Your task is to repeat the lines from the line with "Write the React, TypeScript" to the line with "const RADIAN = Math.PI / 180", both ends included, and nothing else. Pictures stay out of the copy.

**Figure scripts**
Start

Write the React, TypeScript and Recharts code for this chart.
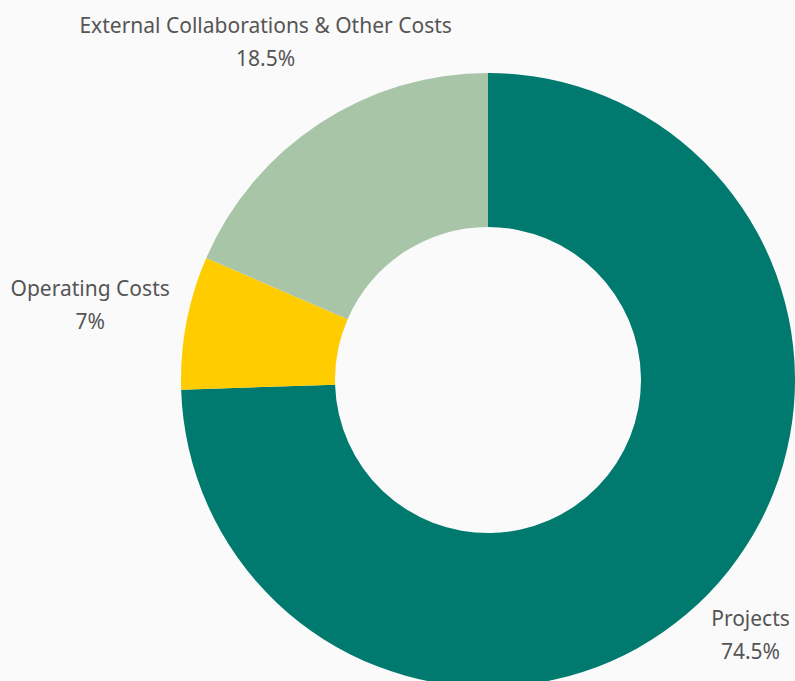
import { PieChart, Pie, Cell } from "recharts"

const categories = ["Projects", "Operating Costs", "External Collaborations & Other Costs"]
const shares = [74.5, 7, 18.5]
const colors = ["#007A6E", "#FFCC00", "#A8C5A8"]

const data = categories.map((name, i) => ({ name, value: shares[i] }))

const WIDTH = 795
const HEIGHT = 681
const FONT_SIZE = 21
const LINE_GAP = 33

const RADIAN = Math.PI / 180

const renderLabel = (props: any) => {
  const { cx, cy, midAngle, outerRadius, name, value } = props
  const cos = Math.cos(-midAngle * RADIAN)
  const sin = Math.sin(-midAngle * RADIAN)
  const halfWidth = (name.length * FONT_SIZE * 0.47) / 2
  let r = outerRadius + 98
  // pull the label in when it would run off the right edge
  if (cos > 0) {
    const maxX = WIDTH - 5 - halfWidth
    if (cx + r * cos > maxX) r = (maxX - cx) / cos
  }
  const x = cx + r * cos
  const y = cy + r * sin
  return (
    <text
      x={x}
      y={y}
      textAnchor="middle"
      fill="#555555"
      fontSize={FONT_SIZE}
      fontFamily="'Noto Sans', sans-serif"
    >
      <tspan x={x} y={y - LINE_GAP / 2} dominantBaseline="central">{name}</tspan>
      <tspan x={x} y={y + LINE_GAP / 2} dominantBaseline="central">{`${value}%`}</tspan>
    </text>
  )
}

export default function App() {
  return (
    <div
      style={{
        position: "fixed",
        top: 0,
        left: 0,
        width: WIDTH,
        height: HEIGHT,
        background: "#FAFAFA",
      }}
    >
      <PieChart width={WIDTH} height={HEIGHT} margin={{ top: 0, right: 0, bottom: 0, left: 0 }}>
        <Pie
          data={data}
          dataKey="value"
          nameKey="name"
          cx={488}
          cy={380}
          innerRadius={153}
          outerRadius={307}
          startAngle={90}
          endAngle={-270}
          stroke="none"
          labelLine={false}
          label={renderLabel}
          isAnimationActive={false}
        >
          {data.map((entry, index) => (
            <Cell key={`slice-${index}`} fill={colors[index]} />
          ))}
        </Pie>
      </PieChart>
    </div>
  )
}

End
Start

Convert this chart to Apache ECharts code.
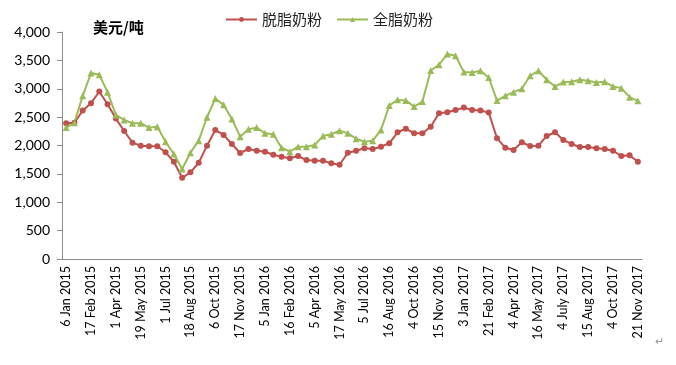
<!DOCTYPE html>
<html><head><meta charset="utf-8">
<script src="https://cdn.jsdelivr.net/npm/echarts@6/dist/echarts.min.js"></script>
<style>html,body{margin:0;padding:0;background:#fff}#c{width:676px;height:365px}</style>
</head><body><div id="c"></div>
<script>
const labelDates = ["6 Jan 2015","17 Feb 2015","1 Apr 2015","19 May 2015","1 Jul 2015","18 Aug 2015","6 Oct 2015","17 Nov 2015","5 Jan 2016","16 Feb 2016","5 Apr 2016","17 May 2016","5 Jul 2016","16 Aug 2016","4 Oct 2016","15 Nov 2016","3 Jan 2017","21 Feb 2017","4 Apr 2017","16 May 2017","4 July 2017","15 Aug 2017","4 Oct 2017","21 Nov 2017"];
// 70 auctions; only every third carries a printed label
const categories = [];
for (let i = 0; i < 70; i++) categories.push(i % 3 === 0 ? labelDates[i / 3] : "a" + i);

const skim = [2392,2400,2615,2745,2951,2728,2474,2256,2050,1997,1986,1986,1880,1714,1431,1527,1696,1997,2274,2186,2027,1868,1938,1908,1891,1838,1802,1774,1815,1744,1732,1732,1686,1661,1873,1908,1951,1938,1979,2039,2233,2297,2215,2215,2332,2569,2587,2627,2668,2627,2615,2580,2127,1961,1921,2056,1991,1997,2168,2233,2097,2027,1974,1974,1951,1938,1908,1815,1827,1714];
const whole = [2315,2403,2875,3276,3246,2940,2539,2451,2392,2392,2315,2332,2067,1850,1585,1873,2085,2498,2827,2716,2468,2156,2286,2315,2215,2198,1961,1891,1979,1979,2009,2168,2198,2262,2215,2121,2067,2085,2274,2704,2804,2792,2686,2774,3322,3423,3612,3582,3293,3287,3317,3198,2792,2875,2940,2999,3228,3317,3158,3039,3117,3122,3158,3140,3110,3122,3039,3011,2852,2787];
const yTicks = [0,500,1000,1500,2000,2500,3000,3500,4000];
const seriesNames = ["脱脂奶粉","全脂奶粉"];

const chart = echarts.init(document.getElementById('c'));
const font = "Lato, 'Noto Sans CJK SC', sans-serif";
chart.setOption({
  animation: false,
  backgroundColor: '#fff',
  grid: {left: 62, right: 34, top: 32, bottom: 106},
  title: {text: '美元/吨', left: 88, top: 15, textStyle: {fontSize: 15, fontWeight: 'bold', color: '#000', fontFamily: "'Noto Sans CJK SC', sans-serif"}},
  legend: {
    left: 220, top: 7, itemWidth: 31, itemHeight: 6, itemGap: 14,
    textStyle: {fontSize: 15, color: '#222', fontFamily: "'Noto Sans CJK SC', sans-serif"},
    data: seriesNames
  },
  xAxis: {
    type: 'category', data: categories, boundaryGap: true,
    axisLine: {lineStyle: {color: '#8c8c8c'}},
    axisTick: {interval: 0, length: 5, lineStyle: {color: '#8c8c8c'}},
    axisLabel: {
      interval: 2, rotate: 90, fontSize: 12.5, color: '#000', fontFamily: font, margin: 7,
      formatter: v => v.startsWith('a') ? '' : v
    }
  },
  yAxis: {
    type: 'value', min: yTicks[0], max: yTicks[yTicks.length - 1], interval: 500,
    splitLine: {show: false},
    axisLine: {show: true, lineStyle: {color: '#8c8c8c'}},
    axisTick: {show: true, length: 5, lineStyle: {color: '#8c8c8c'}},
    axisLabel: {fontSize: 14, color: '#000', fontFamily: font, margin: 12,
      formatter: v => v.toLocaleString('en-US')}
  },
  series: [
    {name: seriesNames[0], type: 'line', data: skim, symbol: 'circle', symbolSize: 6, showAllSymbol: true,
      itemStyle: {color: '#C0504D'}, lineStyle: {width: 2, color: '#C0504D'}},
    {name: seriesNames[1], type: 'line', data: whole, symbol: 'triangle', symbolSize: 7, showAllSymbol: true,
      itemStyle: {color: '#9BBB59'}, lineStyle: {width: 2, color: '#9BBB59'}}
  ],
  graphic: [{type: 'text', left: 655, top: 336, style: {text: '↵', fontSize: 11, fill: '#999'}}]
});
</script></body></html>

End

**EXERCISE RESPONSE**
Write the React, TypeScript and Recharts code for this chart.
import { PieChart, Pie, Cell } from "recharts"

const categories = ["Projects", "Operating Costs", "External Collaborations & Other Costs"]
const shares = [74.5, 7, 18.5]
const colors = ["#007A6E", "#FFCC00", "#A8C5A8"]

const data = categories.map((name, i) => ({ name, value: shares[i] }))

const WIDTH = 795
const HEIGHT = 681
const FONT_SIZE = 21
const LINE_GAP = 33

const RADIAN = Math.PI / 180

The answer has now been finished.